Storage at GridKa (Xavier Mol)
- Staff ~5.5 FTE on storage.
- Initially single dCache instance, but experiments had conflicting requirements.
- SE was vulnerable to user activity.
- Switched to dedicated dCache SE for each VO over several years -- finally finished in January. Now 7 independent SEs.
- 2 independent SEs with xrootd. Uses gpfs cluster.
- Tape management using Tivoli Storage Manager (TSM) and Enterprise Removable Media Manager (ERMM). TSM just sees one tape library.
- Limit number of file servers that can stage to/from tape to reduce SAN connections.
- File server deployment by ROCKS or CluClo.
- Configuration management currently cfengine 2, but evaluating cfEngine 3 and Puppet as replacements.
- Monitoring has switched from Nagios to Icinga.
- Coming up:
- dCache update
- New protocols: https/WebDAV, Federated ATLAS xrootd.
Federated Identity Pilot (Romain Wartel)
- CMS hasn't responded, but other VOs have expressed interest.
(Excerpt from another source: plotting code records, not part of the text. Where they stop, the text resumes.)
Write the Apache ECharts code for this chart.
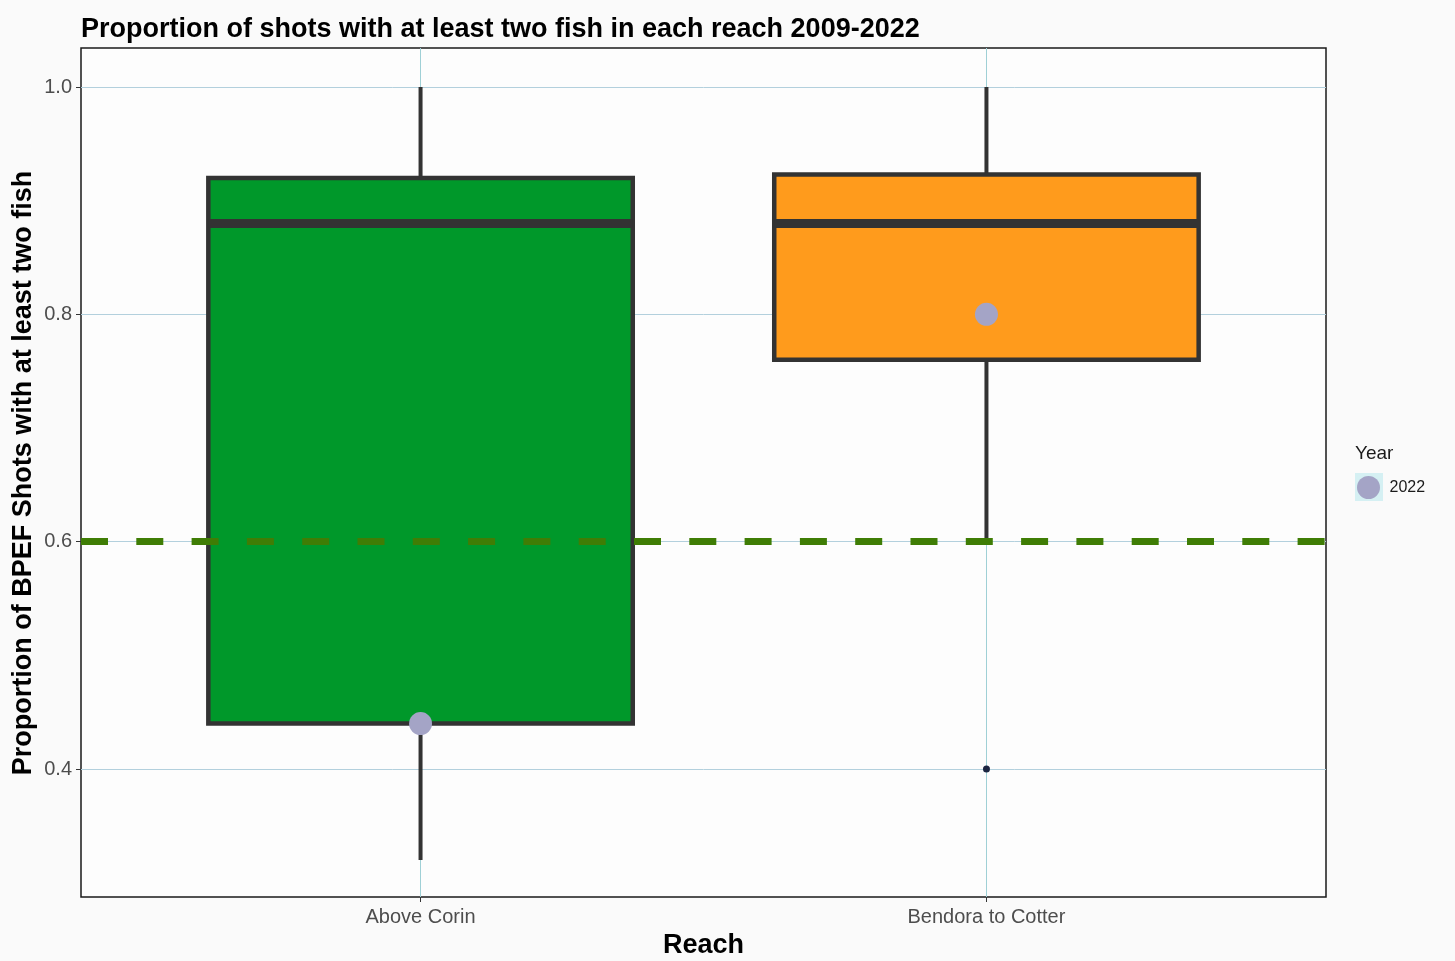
<!DOCTYPE html>
<html><head><meta charset="utf-8">
<script src="https://cdn.jsdelivr.net/npm/echarts@6/dist/echarts.min.js"></script>
<style>html,body{margin:0;padding:0;background:#fafafa;}#c{width:1455px;height:961px;}</style>
</head><body><div id="c"></div>
<script>
// ---- data ----
var categories = ['Above Corin', 'Bendora to Cotter'];
var whiskerLow = [0.32, 0.60];
var q1 = [0.44, 0.76];
var median = [0.88, 0.88];
var q3 = [0.92, 0.923];
var whiskerHigh = [1.0, 1.0];
var boxColors = ['#00982A', '#FF9B1C'];
var outlierReach = ['Bendora to Cotter'];
var outlierValue = [0.40];
var year2022 = [0.44, 0.80];
var threshold = 0.6;
var yTicks = [0.4, 0.6, 0.8, 1.0];
var yMin = 0.2874, yMax = 1.0343;
var yTitle = 'Proportion of BPEF Shots with at least two fish';

var boxData = categories.map(function (c, i) {
  return [i + 1, whiskerLow[i], q1[i], median[i], q3[i], whiskerHigh[i], i];
});
var pts2022 = categories.map(function (c, i) { return [i + 1, year2022[i]]; });
var outPts = outlierReach.map(function (c, i) { return [categories.indexOf(c) + 1, outlierValue[i]]; });

var chart = echarts.init(document.getElementById('c'), null, {renderer: 'canvas'});
var FONT = 'Liberation Sans, Arial, sans-serif';
var halfW = 0.375;

function renderBox(params, api) {
  var x = api.value(0);
  var lo = api.coord([x, api.value(1)]);
  var b1 = api.coord([x, api.value(2)]);
  var md = api.coord([x, api.value(3)]);
  var b3 = api.coord([x, api.value(4)]);
  var hi = api.coord([x, api.value(5)]);
  var left = api.coord([x - halfW, api.value(3)])[0];
  var right = api.coord([x + halfW, api.value(3)])[0];
  var col = boxColors[api.value(6)];
  var stroke = '#333333';
  return {
    type: 'group',
    children: [
      {type: 'line', shape: {x1: lo[0], y1: lo[1], x2: b1[0], y2: b1[1]}, style: {stroke: stroke, lineWidth: 4}},
      {type: 'line', shape: {x1: b3[0], y1: b3[1], x2: hi[0], y2: hi[1]}, style: {stroke: stroke, lineWidth: 4}},
      {type: 'rect', shape: {x: left, y: b3[1], width: right - left, height: b1[1] - b3[1]},
        style: {fill: col, stroke: stroke, lineWidth: 4.5}},
      {type: 'line', shape: {x1: left, y1: md[1], x2: right, y2: md[1]}, style: {stroke: stroke, lineWidth: 9}}
    ]
  };
}

var option = {
  backgroundColor: '#fafafa',
  animation: false,
  title: {
    text: 'Proportion of shots with at least two fish in each reach 2009-2022',
    left: 76, top: 11,
    textStyle: {fontFamily: FONT, fontSize: 27, fontWeight: 'bold', color: '#000'}
  },
  grid: {left: 81, top: 48, right: 129, bottom: 64, show: true, outerBoundsMode: 'none', containLabel: false,
    backgroundColor: '#fdfdfd', borderColor: '#1a1a1a', borderWidth: 1.5},
  legend: {
    data: ['2022'], left: 1352, top: 471, orient: 'vertical',
    icon: 'circle', itemWidth: 32, itemHeight: 23,
    textStyle: {fontFamily: FONT, fontSize: 16, color: '#1a1a1a'}
  },
  graphic: [
    {type: 'rect', left: 1355, top: 473, z: -1, shape: {width: 28, height: 28}, style: {fill: '#d5f0f3'}},
    {type: 'text', left: 1355, top: 444, style: {text: 'Year', font: '19px ' + FONT, fill: '#1a1a1a'}},
    {type: 'text', x: 24, y: 473, rotation: Math.PI / 2,
      style: {text: yTitle, font: 'bold 27px ' + FONT, fill: '#000', align: 'center', verticalAlign: 'middle'}}
  ],
  xAxis: {
    type: 'value', min: 0.4, max: 2.6,
    name: 'Reach', nameLocation: 'middle', nameGap: 32,
    nameTextStyle: {fontFamily: FONT, fontSize: 27, fontWeight: 'bold', color: '#000'},
    axisLine: {show: false},
    axisTick: {show: true, customValues: [1, 2], length: 5, lineStyle: {color: '#333'}},
    axisLabel: {customValues: [1, 2], margin: 10, fontFamily: FONT, fontSize: 20, color: '#4d4d4d',
      formatter: function (v) { return categories[Math.round(v) - 1] || ''; }},
    splitLine: {show: false}
  },
  yAxis: {
    type: 'value', min: yMin, max: yMax,
    axisLine: {show: false},
    axisTick: {show: true, customValues: yTicks, length: 5, lineStyle: {color: '#333'}},
    axisLabel: {customValues: yTicks, margin: 9, fontFamily: FONT, fontSize: 20, color: '#4d4d4d',
      formatter: function (v) { return v.toFixed(1); }},
    splitLine: {show: false}
  },
  series: [
    {
      type: 'scatter', name: 'grid', data: [], silent: true, z: 1,
      markLine: {
        silent: true, symbol: 'none', z: 1, label: {show: false}, animation: false,
        data: yTicks.map(function (v) { return {yAxis: v, lineStyle: {color: '#b3d0dd', width: 1, type: 'solid'}}; })
          .concat(categories.map(function (c, i) { return {xAxis: i + 1, lineStyle: {color: '#9fd0d6', width: 1, type: 'solid'}}; }))
      }
    },
    {
      type: 'custom', name: 'box', renderItem: renderBox, data: boxData, z: 2,
      encode: {x: 0, y: [1, 2, 3, 4, 5]}
    },
    {
      type: 'scatter', name: 'outlier', data: outPts, symbolSize: 7, z: 4,
      itemStyle: {color: '#1c2541', opacity: 1},
      markLine: {
        silent: true, symbol: 'none', z: 3, label: {show: false}, animation: false,
        lineStyle: {color: '#3f7d05', width: 7, type: [27, 28.3], cap: 'butt'},
        data: [{yAxis: threshold}]
      }
    },
    {
      type: 'scatter', name: '2022', data: pts2022, symbolSize: 23, z: 5,
      itemStyle: {color: '#a4a4c6', opacity: 1}
    }
  ]
};
chart.setOption(option);
</script>
</body></html>
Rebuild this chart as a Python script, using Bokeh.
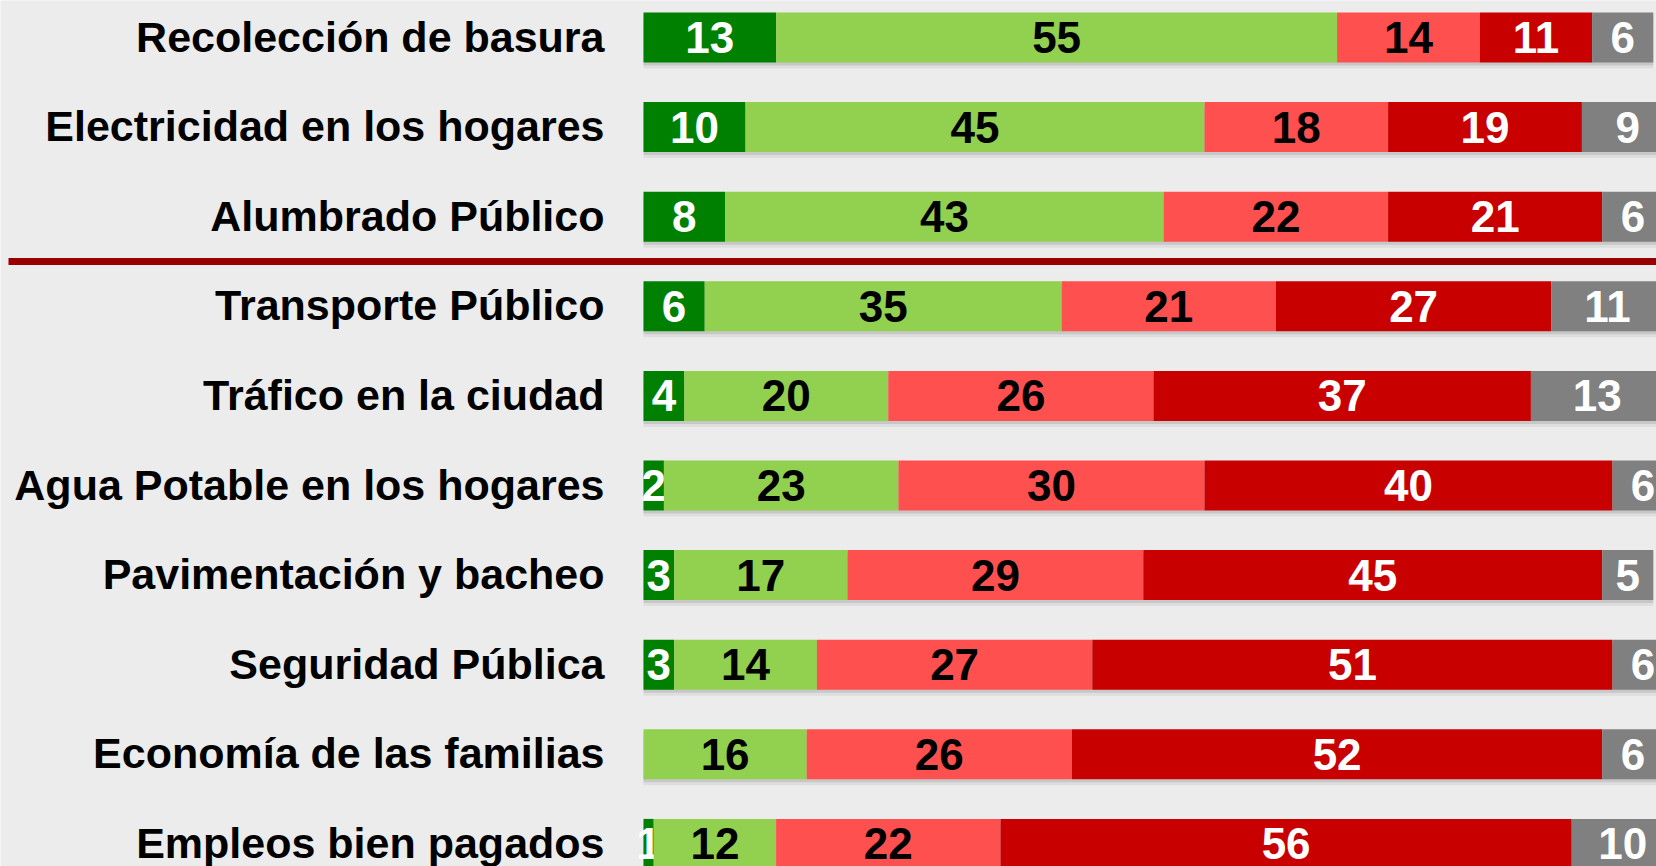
import numpy as np
from bokeh.plotting import figure
from bokeh.models import Range1d, ColumnDataSource
from bokeh.core.properties import value
from bokeh.embed import file_html
from bokeh.resources import INLINE

categories = [
    "Recolección de basura",
    "Electricidad en los hogares",
    "Alumbrado Público",
    "Transporte Público",
    "Tráfico en la ciudad",
    "Agua Potable en los hogares",
    "Pavimentación y bacheo",
    "Seguridad Pública",
    "Economía de las familias",
    "Empleos bien pagados",
]
muy_bueno = [13, 10, 8, 6, 4, 2, 3, 3, 0, 1]
bueno = [55, 45, 43, 35, 20, 23, 17, 14, 16, 12]
malo = [14, 18, 22, 21, 26, 30, 29, 27, 26, 22]
muy_malo = [11, 19, 21, 27, 37, 40, 45, 51, 52, 56]
ns_nc = [6, 9, 6, 11, 13, 6, 5, 6, 6, 10]

series = [muy_bueno, bueno, malo, muy_malo, ns_nc]
fill_colors = ["#008000", "#92D050", "#FF5050", "#C80000", "#808080"]
label_colors = ["white", "black", "black", "white", "white"]

W, H = 1656, 866
PX_PER_UNIT = 10.2       # horizontal pixels per percentage point
ROW_PX = 89.6            # vertical pixels per row
BAR_START_PX = 643       # pixel position of 0 %
TOP_PAD_PX = 37          # pixel position of first row centre
BG = "#ECECEC"

x_start = -BAR_START_PX / PX_PER_UNIT
x_end = (W - BAR_START_PX) / PX_PER_UNIT
y_top = -TOP_PAD_PX / ROW_PX
y_bottom = y_top + H / ROW_PX

p = figure(width=W, height=H, output_backend="svg", toolbar_location=None,
           x_range=Range1d(x_start, x_end), y_range=Range1d(y_bottom, y_top),
           min_border=0, min_border_left=0, min_border_right=0,
           min_border_top=0, min_border_bottom=0)
p.xaxis.visible = False
p.yaxis.visible = False
p.xgrid.grid_line_color = None
p.ygrid.grid_line_color = None
p.outline_line_color = None
p.background_fill_color = BG
p.border_fill_color = BG

rows = list(range(len(categories)))
bar_h = 50 / ROW_PX

totals = np.sum(np.array(series), axis=0)
# soft shadows under bars
for k, a in [(3, 0.10), (6, 0.06)]:
    p.hbar(y=[r + k / ROW_PX for r in rows], left=0, right=totals, height=bar_h,
           fill_color="black", fill_alpha=a, line_color=None)

left = np.zeros(len(categories))
for vals, fc, lc in zip(series, fill_colors, label_colors):
    vals = np.array(vals, dtype=float)
    right = left + vals
    p.hbar(y=rows, left=left, right=right, height=bar_h, fill_color=fc, line_color=None)
    mask = vals > 0
    src = ColumnDataSource(dict(
        x=(left + vals / 2)[mask],
        y=np.array(rows)[mask],
        t=[str(int(v)) for v in vals[mask]],
    ))
    p.text(x="x", y="y", text="t", source=src, text_align="center", text_baseline="middle",
           text_font=value("Liberation Sans"), text_font_style="bold",
           text_font_size="44px", text_color=lc, y_offset=0)
    left = right

# category labels
p.text(x=[0] * len(categories), y=rows, text=categories, x_offset=-39, y_offset=-1,
       text_align="right", text_baseline="middle",
       text_font=value("Liberation Sans"), text_font_style="bold",
       text_font_size="43px", text_color="black")

# separator between the third and fourth rows
sep_y = 2.5
p.segment(x0=[x_start + 8 / PX_PER_UNIT], x1=[x_end], y0=[sep_y], y1=[sep_y],
          line_color="#9A0000", line_width=7)

open("out.html", "w").write(file_html(p, INLINE))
Alice wanted web, LHCb want CLI, ATLAS both.
- Test EMI STS installed at CERN
- Can talk to an IdP in Helsinki via ECP
- or WS-Trust endpoint of CERN ADFS
- CLI tool is available for test
- ECP is critical for CLI interaction
- Only few IdPs support it at present, so this needs addressing
- Deployment likely to grow (and used by a Microsoft technology)
- Without ECP, costs & compromises are incurred
- Either:
- Leave CLI and concentrate on web
- or continue on CLI pilot
- either with ECP
- or look for alternative solution (browser+certificate, Java, etc)
- or develop new ECP approach like a central credential repository
- Moonshot relies on different tech and WLCG has decided to keep away from it for now.
[At this point Vidyo dumped me out of the meeting during some discussion and I couldn't reconnect.]